» **Information supplied**
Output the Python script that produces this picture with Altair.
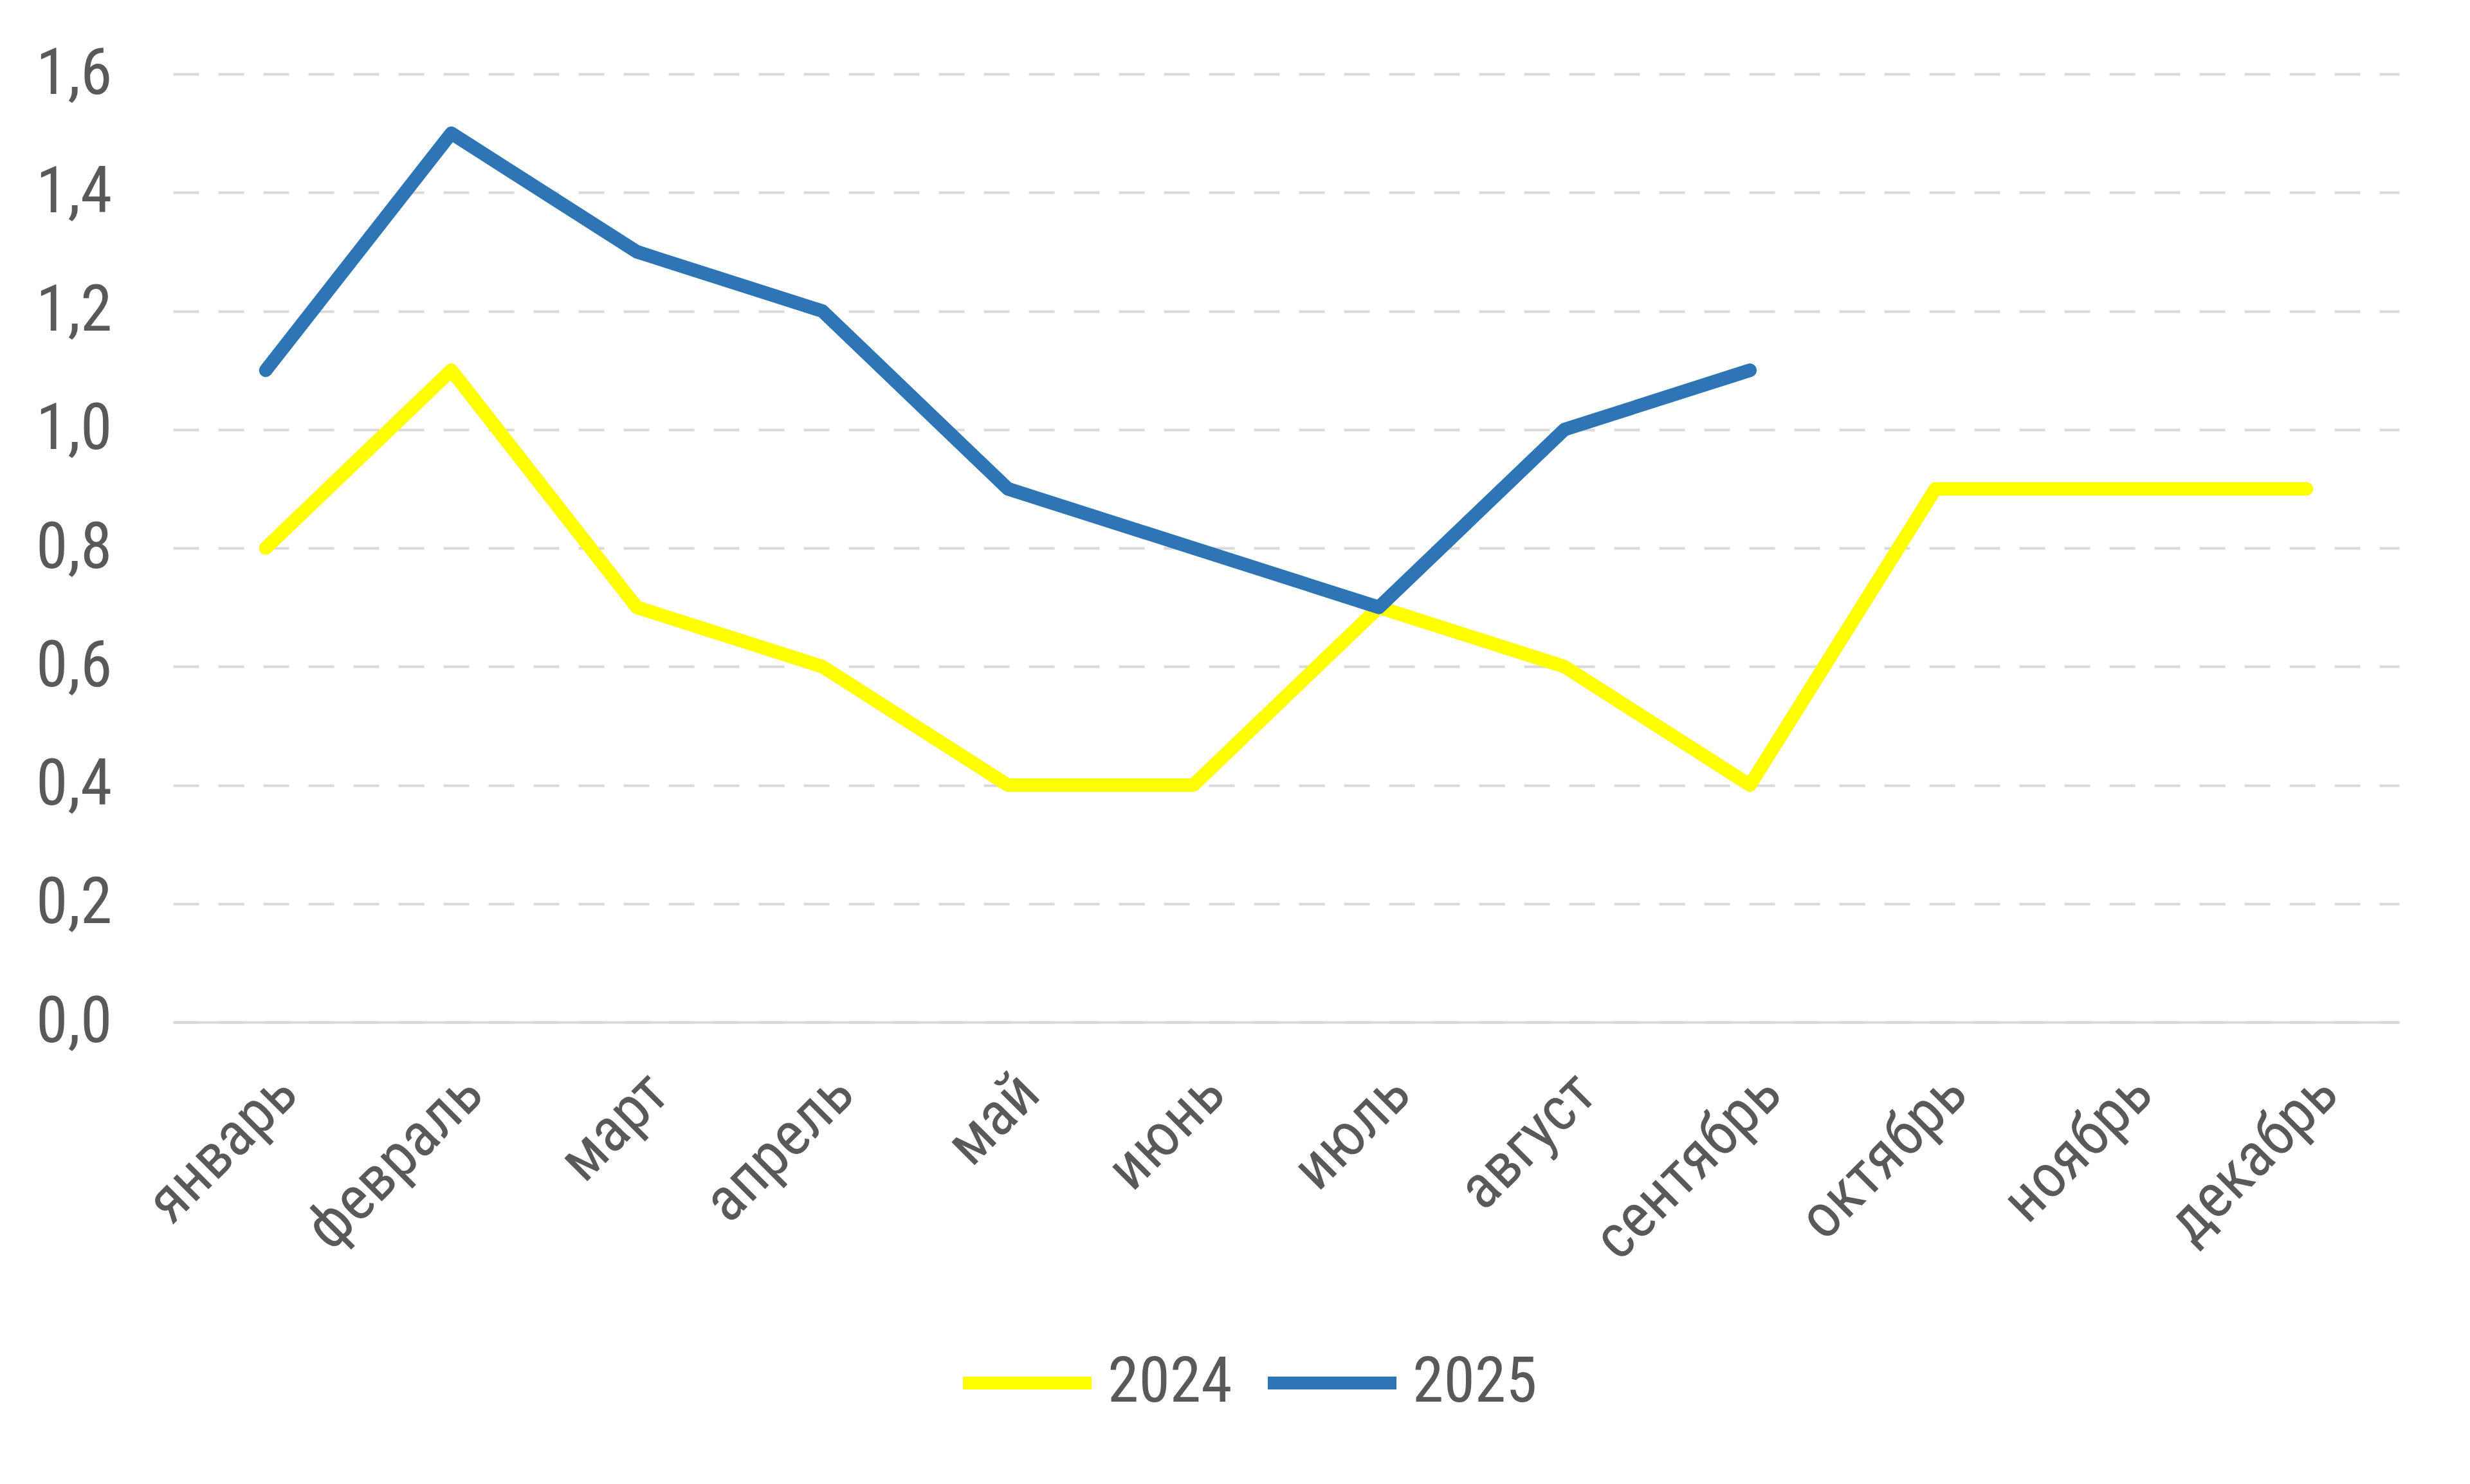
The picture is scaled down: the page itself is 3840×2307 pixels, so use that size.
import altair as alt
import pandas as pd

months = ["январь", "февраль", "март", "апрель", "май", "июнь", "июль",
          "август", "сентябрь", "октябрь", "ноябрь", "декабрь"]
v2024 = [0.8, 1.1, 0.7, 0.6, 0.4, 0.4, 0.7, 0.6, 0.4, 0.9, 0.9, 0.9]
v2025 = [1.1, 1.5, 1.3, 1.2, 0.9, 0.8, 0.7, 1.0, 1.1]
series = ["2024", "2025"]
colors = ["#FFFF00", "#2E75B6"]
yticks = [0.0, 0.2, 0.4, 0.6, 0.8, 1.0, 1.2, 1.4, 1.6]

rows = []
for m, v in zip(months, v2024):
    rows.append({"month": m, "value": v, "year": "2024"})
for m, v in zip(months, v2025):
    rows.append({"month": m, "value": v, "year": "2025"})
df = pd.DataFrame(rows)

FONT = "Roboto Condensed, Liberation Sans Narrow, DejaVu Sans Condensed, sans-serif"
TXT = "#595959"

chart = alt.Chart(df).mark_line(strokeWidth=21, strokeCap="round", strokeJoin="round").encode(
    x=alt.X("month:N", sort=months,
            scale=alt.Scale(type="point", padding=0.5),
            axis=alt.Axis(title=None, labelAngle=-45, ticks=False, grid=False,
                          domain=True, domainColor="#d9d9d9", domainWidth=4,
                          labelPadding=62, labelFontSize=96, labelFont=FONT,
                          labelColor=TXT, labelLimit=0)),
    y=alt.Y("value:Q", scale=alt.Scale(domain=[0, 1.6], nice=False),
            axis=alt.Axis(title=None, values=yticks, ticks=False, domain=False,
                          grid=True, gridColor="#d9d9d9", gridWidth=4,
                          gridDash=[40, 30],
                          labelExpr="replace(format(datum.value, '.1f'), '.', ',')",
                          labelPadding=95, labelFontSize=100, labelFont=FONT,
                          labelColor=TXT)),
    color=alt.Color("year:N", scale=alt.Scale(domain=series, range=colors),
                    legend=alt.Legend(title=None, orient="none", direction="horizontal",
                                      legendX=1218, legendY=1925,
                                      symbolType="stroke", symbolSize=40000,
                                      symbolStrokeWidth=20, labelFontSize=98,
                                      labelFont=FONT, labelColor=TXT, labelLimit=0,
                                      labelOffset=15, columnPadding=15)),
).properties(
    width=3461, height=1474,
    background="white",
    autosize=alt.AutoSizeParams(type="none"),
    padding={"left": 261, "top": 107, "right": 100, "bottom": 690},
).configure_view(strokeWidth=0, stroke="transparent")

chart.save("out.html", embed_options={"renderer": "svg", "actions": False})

» **What you should do**
Your task is to repeat the material above exactly, without its pictures.

» **Response for this exercise**
Output the Python script that produces this picture with Altair.
The picture is scaled down: the page itself is 3840×2307 pixels, so use that size.
import altair as alt
import pandas as pd

months = ["январь", "февраль", "март", "апрель", "май", "июнь", "июль",
          "август", "сентябрь", "октябрь", "ноябрь", "декабрь"]
v2024 = [0.8, 1.1, 0.7, 0.6, 0.4, 0.4, 0.7, 0.6, 0.4, 0.9, 0.9, 0.9]
v2025 = [1.1, 1.5, 1.3, 1.2, 0.9, 0.8, 0.7, 1.0, 1.1]
series = ["2024", "2025"]
colors = ["#FFFF00", "#2E75B6"]
yticks = [0.0, 0.2, 0.4, 0.6, 0.8, 1.0, 1.2, 1.4, 1.6]

rows = []
for m, v in zip(months, v2024):
    rows.append({"month": m, "value": v, "year": "2024"})
for m, v in zip(months, v2025):
    rows.append({"month": m, "value": v, "year": "2025"})
df = pd.DataFrame(rows)

FONT = "Roboto Condensed, Liberation Sans Narrow, DejaVu Sans Condensed, sans-serif"
TXT = "#595959"

chart = alt.Chart(df).mark_line(strokeWidth=21, strokeCap="round", strokeJoin="round").encode(
    x=alt.X("month:N", sort=months,
            scale=alt.Scale(type="point", padding=0.5),
            axis=alt.Axis(title=None, labelAngle=-45, ticks=False, grid=False,
                          domain=True, domainColor="#d9d9d9", domainWidth=4,
                          labelPadding=62, labelFontSize=96, labelFont=FONT,
                          labelColor=TXT, labelLimit=0)),
    y=alt.Y("value:Q", scale=alt.Scale(domain=[0, 1.6], nice=False),
            axis=alt.Axis(title=None, values=yticks, ticks=False, domain=False,
                          grid=True, gridColor="#d9d9d9", gridWidth=4,
                          gridDash=[40, 30],
                          labelExpr="replace(format(datum.value, '.1f'), '.', ',')",
                          labelPadding=95, labelFontSize=100, labelFont=FONT,
                          labelColor=TXT)),
    color=alt.Color("year:N", scale=alt.Scale(domain=series, range=colors),
                    legend=alt.Legend(title=None, orient="none", direction="horizontal",
                                      legendX=1218, legendY=1925,
                                      symbolType="stroke", symbolSize=40000,
                                      symbolStrokeWidth=20, labelFontSize=98,
                                      labelFont=FONT, labelColor=TXT, labelLimit=0,
                                      labelOffset=15, columnPadding=15)),
).properties(
    width=3461, height=1474,
    background="white",
    autosize=alt.AutoSizeParams(type="none"),
    padding={"left": 261, "top": 107, "right": 100, "bottom": 690},
).configure_view(strokeWidth=0, stroke="transparent")

chart.save("out.html", embed_options={"renderer": "svg", "actions": False})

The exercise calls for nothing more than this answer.